The strangest part was being accosted by a six-foot white rabbit as I waited for my 3.30 appointment. Has someone done a rework of Harvey? I asked myself, since everyone around me looked as bemused as I felt. The rabbit itself maintained a diplomatic silence and went right on handing out flyers.
Then there was the drumming. That began at about 5pm, and I think it was connected to the troupe of glamorous, and teeth-clenchingly thin, girls in red satin who sashayed up and down the aisles flinging out leaflets about Bollywood.
Yes, folks, the London Book Fair is upon us once more. It began on Monday and runs till close of play today, with all the high-profile deals and signings, look-at-me displays and razzmatazz I’ve learned to expect.
For the likes of me it’s mainly a way of touching base with people who for most of the year are names at the top of an e-mail. The personal touch still counts for something, and sitting at a computer all day most days does have a way of making you crave human contact. Not that I lead a completely solitary life, you understand; but sometimes it’s good to remember that those electronic addresses are real people with faces and voices.
But the London Book Fair is more than a meeting place and a talking shop. It’s an experience.
Where else can you see the Bookspresso machine in action? Yeah, OK, a dozen places in north America if you know where to look, and somewhere in Egypt and Australia as well, but here in good old Blighty it exists in one bookshop. And not even there until June. But it was at the London Book Fair. I didn’t actually see it produce a book, though I expect I could have if I hadn’t been rushing to another appointment. But I did get to handle one it made earlier – and whaddyaknow, folks, it looked just like a real book. Which, I suppose, is pretty much the whole point.

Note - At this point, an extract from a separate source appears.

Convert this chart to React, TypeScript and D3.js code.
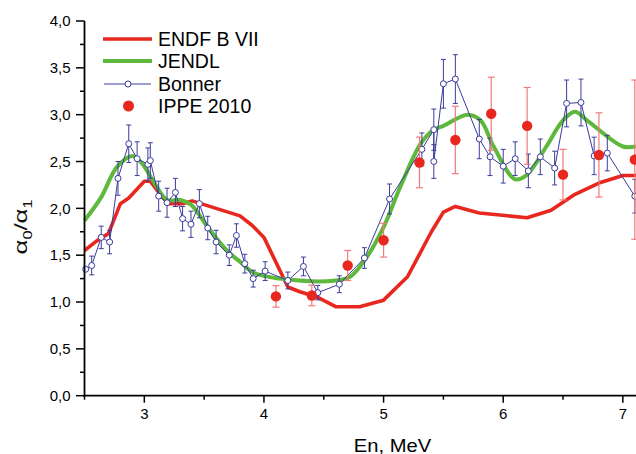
import React from "react";
import * as d3 from "d3";

const endfE = [2.5, 2.6, 2.7, 2.8, 2.87, 3.0, 3.05, 3.12, 3.2, 3.32, 3.4, 3.6, 3.8, 3.9, 4.0, 4.2, 4.3, 4.45, 4.6, 4.8, 5.0, 5.2, 5.4, 5.5, 5.6, 5.8, 6.2, 6.4, 6.6, 6.8, 7.0, 7.11];
const endfV = [1.55, 1.65, 1.73, 2.05, 2.11, 2.29, 2.29, 2.17, 2.05, 2.05, 2.08, 2.0, 1.92, 1.82, 1.69, 1.16, 1.11, 1.05, 0.95, 0.95, 1.02, 1.27, 1.75, 1.96, 2.02, 1.95, 1.9, 1.98, 2.15, 2.27, 2.35, 2.35];

const jendlE = [2.5, 2.64, 2.77, 2.9, 2.98, 3.08, 3.19, 3.3, 3.39, 3.53, 3.69, 3.8, 3.92, 4.2, 4.6, 4.72, 4.86, 5.0, 5.14, 5.31, 5.42, 5.5, 5.7, 5.81, 5.92, 6.1, 6.2, 6.36, 6.5, 6.6, 6.7, 7.0, 7.11];
const jendlV = [1.87, 2.12, 2.44, 2.56, 2.48, 2.28, 2.09, 2.09, 2.04, 1.8, 1.55, 1.43, 1.31, 1.24, 1.23, 1.27, 1.48, 1.8, 2.23, 2.69, 2.84, 2.88, 3.0, 2.94, 2.66, 2.31, 2.36, 2.66, 2.94, 3.03, 2.94, 2.66, 2.66];

const bonnerE = [2.51, 2.56, 2.64, 2.71, 2.78, 2.87, 2.94, 3.03, 3.05, 3.12, 3.19, 3.26, 3.32, 3.39, 3.46, 3.53, 3.6, 3.71, 3.77, 3.84, 3.91, 4.01, 4.2, 4.33, 4.45, 4.63, 4.84, 5.05, 5.32, 5.42, 5.42, 5.5, 5.6, 5.8, 5.89, 6.0, 6.1, 6.21, 6.31, 6.43, 6.53, 6.65, 6.76, 6.87, 7.1];
const bonnerV = [1.35, 1.39, 1.69, 1.64, 2.32, 2.69, 2.53, 2.47, 2.51, 2.13, 2.06, 2.17, 1.89, 1.83, 2.05, 1.79, 1.64, 1.5, 1.71, 1.41, 1.25, 1.33, 1.23, 1.38, 1.1, 1.19, 1.47, 2.1, 2.63, 2.84, 2.5, 3.33, 3.38, 2.74, 2.55, 2.45, 2.53, 2.4, 2.55, 2.43, 3.12, 3.13, 2.56, 2.59, 2.13];
const bonnerErr = [0, 0.1, 0.12, 0.125, 0.18, 0.2, 0.18, 0.175, 0.19, 0.16, 0.155, 0.15, 0.13, 0.14, 0.15, 0.125, 0.125, 0.11, 0.125, 0.1, 0.09, 0.1, 0.09, 0.1, 0.077, 0.09, 0.11, 0.16, 0.175, 0.22, 0.18, 0.26, 0.26, 0.21, 0.2, 0.18, 0.18, 0.18, 0.19, 0.18, 0.25, 0.25, 0.2, 0.19, 0.18];

const ippeE = [4.1, 4.4, 4.7, 5.0, 5.3, 5.6, 5.9, 6.2, 6.5, 6.8, 7.1];
const ippeV = [1.06, 1.07, 1.39, 1.66, 2.49, 2.73, 3.01, 2.88, 2.36, 2.57, 2.52];
const ippeErr = [0.115, 0.11, 0.16, 0.18, 0.27, 0.36, 0.39, 0.41, 0.27, 0.45, 0.85];

const xMajor = [3, 4, 5, 6, 7];
const xMinor = [2.5, 3.5, 4.5, 5.5, 6.5];
const yMajor = [0, 0.5, 1, 1.5, 2, 2.5, 3, 3.5, 4];
const yMinor = [0.25, 0.75, 1.25, 1.75, 2.25, 2.75, 3.25, 3.75];

const legendNames = ["ENDF B VII", "JENDL", "Bonner", "IPPE 2010"];

const RED = "#e8281f";
const GREEN = "#5db83b";
const BLUE = "#3b3b9e";
const PINK = "#f27b78";
const FONT = "'Liberation Sans', Arial, sans-serif";

export default function App() {
  const x = d3.scaleLinear().domain([2.5, 7.11]).range([84.5, 636]);
  const y = d3.scaleLinear().domain([0, 4]).range([395.7, 21]);
  const fmt = (v: number) => d3.format(".1f")(v).replace(".", ",");

  const endfLine = d3.line<number>().x((_, i) => x(endfE[i])).y((d) => y(d)).curve(d3.curveLinear);
  const jendlLine = d3.line<number>().x((_, i) => x(jendlE[i])).y((d) => y(d)).curve(d3.curveCatmullRom.alpha(0.5));
  const bonnerLine = d3.line<number>().x((_, i) => x(bonnerE[i])).y((d) => y(d));

  const x0 = x(2.5);
  const yb = y(0);

  return (
    <svg width={636} height={454} style={{ position: "absolute", left: 0, top: 0, background: "#fff" }} fontFamily={FONT}>
      <path d={endfLine(endfV) || ""} fill="none" stroke={RED} strokeWidth={3.6} strokeLinejoin="round" />
      <path d={jendlLine(jendlV) || ""} fill="none" stroke={GREEN} strokeWidth={4} strokeLinejoin="round" />

      {bonnerV.map((v, i) =>
        bonnerErr[i] > 0 ? (
          <g key={"be" + i} stroke={BLUE} strokeWidth={1}>
            <line x1={x(bonnerE[i])} x2={x(bonnerE[i])} y1={y(v - bonnerErr[i])} y2={y(v + bonnerErr[i])} />
            <line x1={x(bonnerE[i]) - 2.5} x2={x(bonnerE[i]) + 2.5} y1={y(v - bonnerErr[i])} y2={y(v - bonnerErr[i])} />
            <line x1={x(bonnerE[i]) - 2.5} x2={x(bonnerE[i]) + 2.5} y1={y(v + bonnerErr[i])} y2={y(v + bonnerErr[i])} />
          </g>
        ) : null
      )}
      <path d={bonnerLine(bonnerV) || ""} fill="none" stroke={BLUE} strokeWidth={1} />
      {bonnerV.map((v, i) => (
        <circle key={"bc" + i} cx={x(bonnerE[i])} cy={y(v)} r={3} fill="#fff" stroke={BLUE} strokeWidth={1} />
      ))}

      {ippeV.map((v, i) => (
        <g key={"ie" + i} stroke={PINK} strokeWidth={1.2}>
          <line x1={x(ippeE[i])} x2={x(ippeE[i])} y1={y(v - ippeErr[i])} y2={y(v + ippeErr[i])} />
          <line x1={x(ippeE[i]) - 3.5} x2={x(ippeE[i]) + 3.5} y1={y(v - ippeErr[i])} y2={y(v - ippeErr[i])} />
          <line x1={x(ippeE[i]) - 3.5} x2={x(ippeE[i]) + 3.5} y1={y(v + ippeErr[i])} y2={y(v + ippeErr[i])} />
        </g>
      ))}
      {ippeV.map((v, i) => (
        <circle key={"ic" + i} cx={x(ippeE[i])} cy={y(v)} r={5.2} fill={RED} />
      ))}

      <line x1={x0} x2={x0} y1={y(4)} y2={yb + 1} stroke="#000" strokeWidth={1.8} />
      <line x1={x0 - 1} x2={636} y1={yb} y2={yb} stroke="#000" strokeWidth={1.8} />
      {yMajor.map((v) => (
        <g key={"ym" + v}>
          <line x1={x0 - 8.5} x2={x0} y1={y(v)} y2={y(v)} stroke="#000" strokeWidth={1.5} />
          <text x={70.5} y={y(v)} dy="0.35em" textAnchor="end" fontSize={15} fill="#000">
            {fmt(v)}
          </text>
        </g>
      ))}
      {yMinor.map((v) => (
        <line key={"yn" + v} x1={x0 - 4.5} x2={x0} y1={y(v)} y2={y(v)} stroke="#000" strokeWidth={1.5} />
      ))}
      {xMajor.map((v) => (
        <g key={"xm" + v}>
          <line x1={x(v)} x2={x(v)} y1={yb} y2={yb + 7} stroke="#000" strokeWidth={1.5} />
          <text x={x(v)} y={418.5} textAnchor="middle" fontSize={15} fill="#000">
            {v}
          </text>
        </g>
      ))}
      {xMinor.map((v) => (
        <line key={"xn" + v} x1={x(v)} x2={x(v)} y1={yb} y2={yb + 4} stroke="#000" strokeWidth={1.5} />
      ))}

      <g transform="translate(392.5,451.5) scale(1.12,1)">
        <text x={0} y={0} textAnchor="middle" fontSize={18} fill="#000">
          En, MeV
        </text>
      </g>

      <g transform="translate(27,227) rotate(-90) scale(1.35,1)">
        <text x={0} y={0} textAnchor="middle" fontSize={19} fill="#111">
          <tspan>α</tspan>
          <tspan fontSize={12} dy={5}>0</tspan>
          <tspan dy={-5}>/α</tspan>
          <tspan fontSize={12} dy={5}>1</tspan>
        </text>
      </g>

      {legendNames.map((name, i) => {
        const ly = [39, 61, 84, 106][i];
        return (
          <g key={"lg" + i}>
            {i === 0 && <line x1={103} x2={152} y1={ly} y2={ly} stroke={RED} strokeWidth={3.6} />}
            {i === 1 && <line x1={103} x2={152} y1={ly} y2={ly} stroke={GREEN} strokeWidth={4} />}
            {i === 2 && (
              <g>
                <line x1={104} x2={151} y1={ly} y2={ly} stroke={BLUE} strokeWidth={1} />
                <circle cx={128} cy={ly} r={3} fill="#fff" stroke={BLUE} strokeWidth={1} />
              </g>
            )}
            {i === 3 && <circle cx={128.5} cy={ly} r={5.5} fill={RED} />}
            <text x={158} y={ly + 6.8} fontSize={19.5} fill="#000">
              {name}
            </text>
          </g>
        );
      })}
    </svg>
  );
}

I didn’t get to see an Amazon Kindle or a Sony e-reader first hand, though e-books were very much on the agenda, not to mention everyone’s lips. Five out of the six people I had meetings with brought the subject up, with varying degrees of enthusiasm and scepticism. I have an awful feeling it’s a subject I’ll have to address at some point in the fairly near future, laying aside my natural aversion to all things technological, if only to make sure I stay up to date on the copyright situation. Not that that will prevent my authors and me being ripped off by cyber-cleverclogses who know how to lift the files from wherever they’re stored without benefit of credit card.
And on the subject of being ripped off: am I alone in wondering how a cheese salad sandwich can cost £4.75 inside the exhibition hall when an almost identical sandwich is £2.30 in a shop a few minutes walk away? Or a bottle of water can cost half as much again as at the newsstand outside the Underground station? Maybe no one else notices; even in these days of crunched credit and whatever the opposite of booming is when applied to economies, big publishing companies (and printers and distributors and wholesalers agents and Uncle Tom Cobbleigh and the rest of the extravaganza which makes up the Fair) can still afford expense accounts or they wouldn’t be there. Chance would be a fine thing. For us the train fare’s a stretch.
But I’m not complaining. Well, not much. I didn’t buy an overpriced sandwich anyway. I did talk to some people, visit a few stands, pick up a brochure or two. I didn’t cut any major six figure rights deals. But I had the experience.